Stated task — Quote every line as written. Omit pictures.

Data block —
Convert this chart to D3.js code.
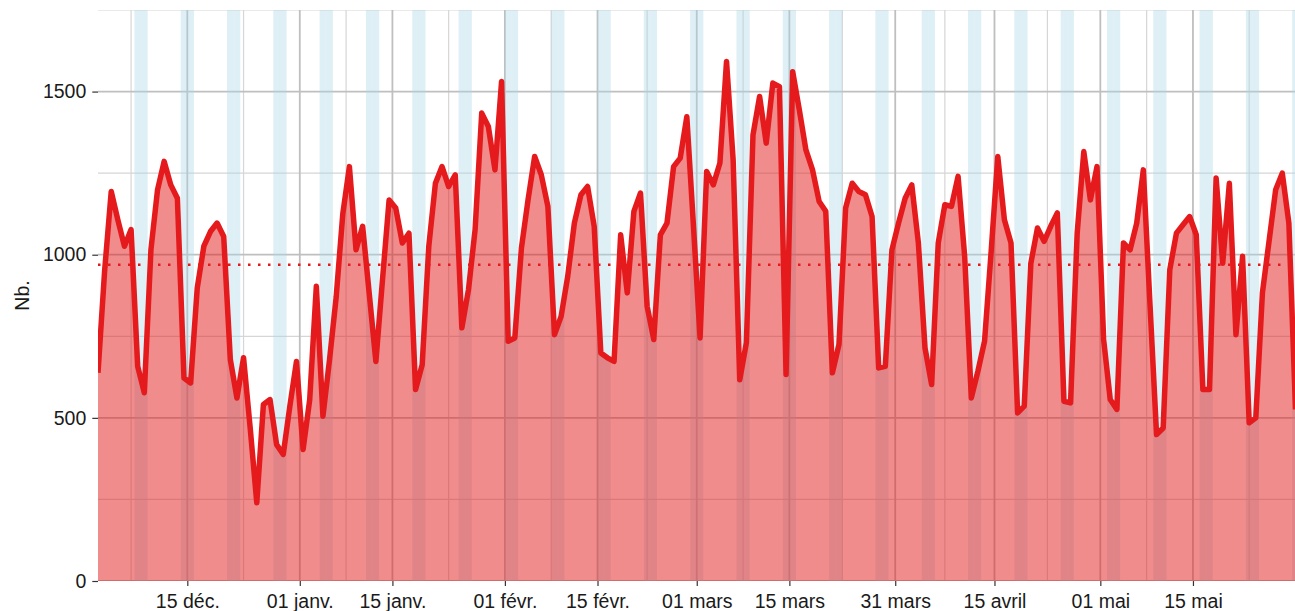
<!DOCTYPE html>
<html>
<head>
<meta charset="utf-8">
<script src="https://cdn.jsdelivr.net/npm/d3@7"></script>
<style>
  body { margin: 0; background: #fff; }
  svg { display: block; font-family: "Liberation Sans", Arial, Helvetica, sans-serif; }
</style>
</head>
<body>
<div id="chart"></div>
<script>
// Daily counts from 1 Dec 2019 to 30 May 2020
const startDay = [2019, 11, 1];
const values = [
  638, 950, 1194, 1107, 1026, 1077, 658, 577, 1015, 1199,
  1286, 1214, 1173, 622, 607, 898, 1026, 1071, 1097, 1056,
  679, 561, 684, 470, 240, 541, 556, 418, 388, 536,
  673, 403, 556, 903, 505, 679, 870, 1125, 1270, 1015,
  1087, 880, 673, 923, 1168, 1143, 1036, 1066, 587, 663,
  1026, 1219, 1270, 1209, 1245, 776, 893, 1077, 1434, 1393,
  1260, 1531, 735, 745, 1020, 1168, 1301, 1245, 1148, 755,
  811, 934, 1097, 1184, 1209, 1087, 699, 684, 673, 1061,
  883, 1133, 1189, 842, 740, 1061, 1097, 1270, 1296, 1423,
  1090, 745, 1255, 1214, 1281, 1592, 1291, 617, 730, 1367,
  1485, 1342, 1526, 1515, 633, 1561, 1444, 1321, 1260, 1163,
  1133, 638, 725, 1143, 1219, 1194, 1184, 1117, 653, 658,
  1015, 1097, 1173, 1214, 1036, 714, 602, 1036, 1153, 1148,
  1240, 994, 561, 643, 735, 1010, 1301, 1107, 1036, 515,
  536, 974, 1082, 1041, 1087, 1128, 551, 546, 1066, 1316,
  1168, 1270, 740, 556, 526, 1036, 1015, 1097, 1260, 850,
  449, 469, 954, 1066, 1092, 1117, 1061, 587, 587, 1235,
  974, 1219, 755, 995, 485, 500, 883, 1041, 1199, 1250,
  1097, 526
];

const tickDates = ["2019-12-15", "2020-01-01", "2020-01-15", "2020-02-01", "2020-02-15",
  "2020-03-01", "2020-03-15", "2020-03-31", "2020-04-15", "2020-05-01", "2020-05-15"];
const tickLabels = ["15 déc.", "01 janv.", "15 janv.", "01 févr.", "15 févr.",
  "01 mars", "15 mars", "31 mars", "15 avril", "01 mai", "15 mai"];
const yTicks = [0, 500, 1000, 1500];
const yMinorTicks = [250, 750, 1250, 1750];

const width = 1295, height = 611;
const margin = { left: 98, right: 0, top: 10, bottom: 30 };

const red = "#e41a1c";

const data = values.map((v, i) => ({
  date: new Date(Date.UTC(startDay[0], startDay[1], startDay[2] + i, 12)),
  value: v
}));

const ticks = tickDates.map(s => new Date(s + "T00:00:00Z"));

const svg = d3.select("#chart").append("svg")
  .attr("width", width)
  .attr("height", height);

const x = d3.scaleUtc()
  .domain(d3.extent(data, d => d.date))
  .range([margin.left, 1295.5]);

const y = d3.scaleLinear()
  .domain([0, 1750])
  .range([581, margin.top]);

const panelW = width - margin.left;
const panelH = y(0) - margin.top;

svg.append("defs").append("clipPath")
  .attr("id", "panel")
  .append("rect")
  .attr("x", margin.left)
  .attr("y", margin.top)
  .attr("width", panelW)
  .attr("height", panelH);

const g = svg.append("g").attr("clip-path", "url(#panel)");

// minor x breaks: midpoints, extended by the first gap like ggplot does
const firstGap = ticks[1] - ticks[0];
const extTicks = [new Date(+ticks[0] - firstGap), ...ticks, new Date(+ticks[ticks.length - 1] + firstGap)];
const xMinor = d3.pairs(extTicks, (a, b) => new Date((+a + +b) / 2));

// grid
g.selectAll(".ygrid-minor")
  .data(yMinorTicks)
  .join("line")
  .attr("x1", margin.left).attr("x2", width)
  .attr("y1", d => y(d)).attr("y2", d => y(d))
  .attr("stroke", "#d6d6d6").attr("stroke-width", 1.2);

g.selectAll(".xgrid-minor")
  .data(xMinor)
  .join("line")
  .attr("x1", d => x(d)).attr("x2", d => x(d))
  .attr("y1", margin.top).attr("y2", y(0))
  .attr("stroke", "#d6d6d6").attr("stroke-width", 1.2);

g.selectAll(".ygrid")
  .data(yTicks)
  .join("line")
  .attr("x1", margin.left).attr("x2", width)
  .attr("y1", d => y(d)).attr("y2", d => y(d))
  .attr("stroke", "#bfbfbf").attr("stroke-width", 1.8);

g.selectAll(".xgrid")
  .data(ticks)
  .join("line")
  .attr("x1", d => x(d)).attr("x2", d => x(d))
  .attr("y1", margin.top).attr("y2", y(0))
  .attr("stroke", "#bfbfbf").attr("stroke-width", 1.8);

// weekend bands (Saturday + Sunday as two rects)
const weekendDays = [];
data.filter(d => d.date.getUTCDay() === 6).forEach(d => {
  const sat = d3.utcDay.floor(d.date);
  weekendDays.push(sat, d3.utcDay.offset(sat, 1));
});

g.selectAll(".weekend")
  .data(weekendDays)
  .join("rect")
  .attr("x", d => x(d))
  .attr("width", d => x(d3.utcDay.offset(d, 1)) - x(d))
  .attr("y", margin.top)
  .attr("height", panelH)
  .attr("fill", "#add8e6")
  .attr("fill-opacity", 0.4);

// area + line
const area = d3.area()
  .x(d => x(d.date))
  .y0(y(0))
  .y1(d => y(d.value));

const line = d3.line()
  .x(d => x(d.date))
  .y(d => y(d.value));

g.append("path")
  .datum(data)
  .attr("d", area)
  .attr("fill", red)
  .attr("fill-opacity", 0.5);

g.append("path")
  .datum(data)
  .attr("d", line)
  .attr("fill", "none")
  .attr("stroke", red)
  .attr("stroke-width", 5.5)
  .attr("stroke-linejoin", "round");

// mean line
const meanValue = d3.mean(values);
g.append("line")
  .attr("x1", margin.left).attr("x2", width)
  .attr("y1", y(meanValue)).attr("y2", y(meanValue))
  .attr("stroke", red)
  .attr("stroke-width", 2.4)
  .attr("stroke-dasharray", "2.5,7.5");

// axes
const labelOf = new Map(ticks.map((t, i) => [+t, tickLabels[i]]));

const xAxis = svg.append("g")
  .attr("transform", `translate(0,${y(0)})`)
  .call(d3.axisBottom(x)
    .tickValues(ticks)
    .tickFormat(d => labelOf.get(+d))
    .tickSize(5)
    .tickPadding(8));

const yAxis = svg.append("g")
  .attr("transform", `translate(${margin.left},0)`)
  .call(d3.axisLeft(y)
    .tickValues(yTicks)
    .tickFormat(d3.format("d"))
    .tickSize(5.7)
    .tickPadding(6));

[xAxis, yAxis].forEach(ax => {
  ax.select(".domain").remove();
  ax.selectAll(".tick line").attr("stroke", "#333").attr("stroke-width", 1.2);
  ax.selectAll(".tick text")
    .attr("fill", "#1a1a1a")
    .style("font-size", "19.5px")
    .style("font-family", '"Liberation Sans", Arial, Helvetica, sans-serif');
});

svg.append("text")
  .attr("transform", `translate(29,${(margin.top + y(0)) / 2}) rotate(-90)`)
  .attr("text-anchor", "middle")
  .attr("fill", "#1a1a1a")
  .style("font-size", "19.5px")
  .text("Nb.");
</script>
</body>
</html>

Worked answer —
Convert this chart to D3.js code.
<!DOCTYPE html>
<html>
<head>
<meta charset="utf-8">
<script src="https://cdn.jsdelivr.net/npm/d3@7"></script>
<style>
  body { margin: 0; background: #fff; }
  svg { display: block; font-family: "Liberation Sans", Arial, Helvetica, sans-serif; }
</style>
</head>
<body>
<div id="chart"></div>
<script>
// Daily counts from 1 Dec 2019 to 30 May 2020
const startDay = [2019, 11, 1];
const values = [
  638, 950, 1194, 1107, 1026, 1077, 658, 577, 1015, 1199,
  1286, 1214, 1173, 622, 607, 898, 1026, 1071, 1097, 1056,
  679, 561, 684, 470, 240, 541, 556, 418, 388, 536,
  673, 403, 556, 903, 505, 679, 870, 1125, 1270, 1015,
  1087, 880, 673, 923, 1168, 1143, 1036, 1066, 587, 663,
  1026, 1219, 1270, 1209, 1245, 776, 893, 1077, 1434, 1393,
  1260, 1531, 735, 745, 1020, 1168, 1301, 1245, 1148, 755,
  811, 934, 1097, 1184, 1209, 1087, 699, 684, 673, 1061,
  883, 1133, 1189, 842, 740, 1061, 1097, 1270, 1296, 1423,
  1090, 745, 1255, 1214, 1281, 1592, 1291, 617, 730, 1367,
  1485, 1342, 1526, 1515, 633, 1561, 1444, 1321, 1260, 1163,
  1133, 638, 725, 1143, 1219, 1194, 1184, 1117, 653, 658,
  1015, 1097, 1173, 1214, 1036, 714, 602, 1036, 1153, 1148,
  1240, 994, 561, 643, 735, 1010, 1301, 1107, 1036, 515,
  536, 974, 1082, 1041, 1087, 1128, 551, 546, 1066, 1316,
  1168, 1270, 740, 556, 526, 1036, 1015, 1097, 1260, 850,
  449, 469, 954, 1066, 1092, 1117, 1061, 587, 587, 1235,
  974, 1219, 755, 995, 485, 500, 883, 1041, 1199, 1250,
  1097, 526
];

const tickDates = ["2019-12-15", "2020-01-01", "2020-01-15", "2020-02-01", "2020-02-15",
  "2020-03-01", "2020-03-15", "2020-03-31", "2020-04-15", "2020-05-01", "2020-05-15"];
const tickLabels = ["15 déc.", "01 janv.", "15 janv.", "01 févr.", "15 févr.",
  "01 mars", "15 mars", "31 mars", "15 avril", "01 mai", "15 mai"];
const yTicks = [0, 500, 1000, 1500];
const yMinorTicks = [250, 750, 1250, 1750];

const width = 1295, height = 611;
const margin = { left: 98, right: 0, top: 10, bottom: 30 };

const red = "#e41a1c";

const data = values.map((v, i) => ({
  date: new Date(Date.UTC(startDay[0], startDay[1], startDay[2] + i, 12)),
  value: v
}));

const ticks = tickDates.map(s => new Date(s + "T00:00:00Z"));

const svg = d3.select("#chart").append("svg")
  .attr("width", width)
  .attr("height", height);

const x = d3.scaleUtc()
  .domain(d3.extent(data, d => d.date))
  .range([margin.left, 1295.5]);

const y = d3.scaleLinear()
  .domain([0, 1750])
  .range([581, margin.top]);

const panelW = width - margin.left;
const panelH = y(0) - margin.top;

svg.append("defs").append("clipPath")
  .attr("id", "panel")
  .append("rect")
  .attr("x", margin.left)
  .attr("y", margin.top)
  .attr("width", panelW)
  .attr("height", panelH);

const g = svg.append("g").attr("clip-path", "url(#panel)");

// minor x breaks: midpoints, extended by the first gap like ggplot does
const firstGap = ticks[1] - ticks[0];
const extTicks = [new Date(+ticks[0] - firstGap), ...ticks, new Date(+ticks[ticks.length - 1] + firstGap)];
const xMinor = d3.pairs(extTicks, (a, b) => new Date((+a + +b) / 2));

// grid
g.selectAll(".ygrid-minor")
  .data(yMinorTicks)
  .join("line")
  .attr("x1", margin.left).attr("x2", width)
  .attr("y1", d => y(d)).attr("y2", d => y(d))
  .attr("stroke", "#d6d6d6").attr("stroke-width", 1.2);

g.selectAll(".xgrid-minor")
  .data(xMinor)
  .join("line")
  .attr("x1", d => x(d)).attr("x2", d => x(d))
  .attr("y1", margin.top).attr("y2", y(0))
  .attr("stroke", "#d6d6d6").attr("stroke-width", 1.2);

g.selectAll(".ygrid")
  .data(yTicks)
  .join("line")
  .attr("x1", margin.left).attr("x2", width)
  .attr("y1", d => y(d)).attr("y2", d => y(d))
  .attr("stroke", "#bfbfbf").attr("stroke-width", 1.8);

g.selectAll(".xgrid")
  .data(ticks)
  .join("line")
  .attr("x1", d => x(d)).attr("x2", d => x(d))
  .attr("y1", margin.top).attr("y2", y(0))
  .attr("stroke", "#bfbfbf").attr("stroke-width", 1.8);

// weekend bands (Saturday + Sunday as two rects)
const weekendDays = [];
data.filter(d => d.date.getUTCDay() === 6).forEach(d => {
  const sat = d3.utcDay.floor(d.date);
  weekendDays.push(sat, d3.utcDay.offset(sat, 1));
});

g.selectAll(".weekend")
  .data(weekendDays)
  .join("rect")
  .attr("x", d => x(d))
  .attr("width", d => x(d3.utcDay.offset(d, 1)) - x(d))
  .attr("y", margin.top)
  .attr("height", panelH)
  .attr("fill", "#add8e6")
  .attr("fill-opacity", 0.4);

// area + line
const area = d3.area()
  .x(d => x(d.date))
  .y0(y(0))
  .y1(d => y(d.value));

const line = d3.line()
  .x(d => x(d.date))
  .y(d => y(d.value));

g.append("path")
  .datum(data)
  .attr("d", area)
  .attr("fill", red)
  .attr("fill-opacity", 0.5);

g.append("path")
  .datum(data)
  .attr("d", line)
  .attr("fill", "none")
  .attr("stroke", red)
  .attr("stroke-width", 5.5)
  .attr("stroke-linejoin", "round");

// mean line
const meanValue = d3.mean(values);
g.append("line")
  .attr("x1", margin.left).attr("x2", width)
  .attr("y1", y(meanValue)).attr("y2", y(meanValue))
  .attr("stroke", red)
  .attr("stroke-width", 2.4)
  .attr("stroke-dasharray", "2.5,7.5");

// axes
const labelOf = new Map(ticks.map((t, i) => [+t, tickLabels[i]]));

const xAxis = svg.append("g")
  .attr("transform", `translate(0,${y(0)})`)
  .call(d3.axisBottom(x)
    .tickValues(ticks)
    .tickFormat(d => labelOf.get(+d))
    .tickSize(5)
    .tickPadding(8));

const yAxis = svg.append("g")
  .attr("transform", `translate(${margin.left},0)`)
  .call(d3.axisLeft(y)
    .tickValues(yTicks)
    .tickFormat(d3.format("d"))
    .tickSize(5.7)
    .tickPadding(6));

[xAxis, yAxis].forEach(ax => {
  ax.select(".domain").remove();
  ax.selectAll(".tick line").attr("stroke", "#333").attr("stroke-width", 1.2);
  ax.selectAll(".tick text")
    .attr("fill", "#1a1a1a")
    .style("font-size", "19.5px")
    .style("font-family", '"Liberation Sans", Arial, Helvetica, sans-serif');
});

svg.append("text")
  .attr("transform", `translate(29,${(margin.top + y(0)) / 2}) rotate(-90)`)
  .attr("text-anchor", "middle")
  .attr("fill", "#1a1a1a")
  .style("font-size", "19.5px")
  .text("Nb.");
</script>
</body>
</html>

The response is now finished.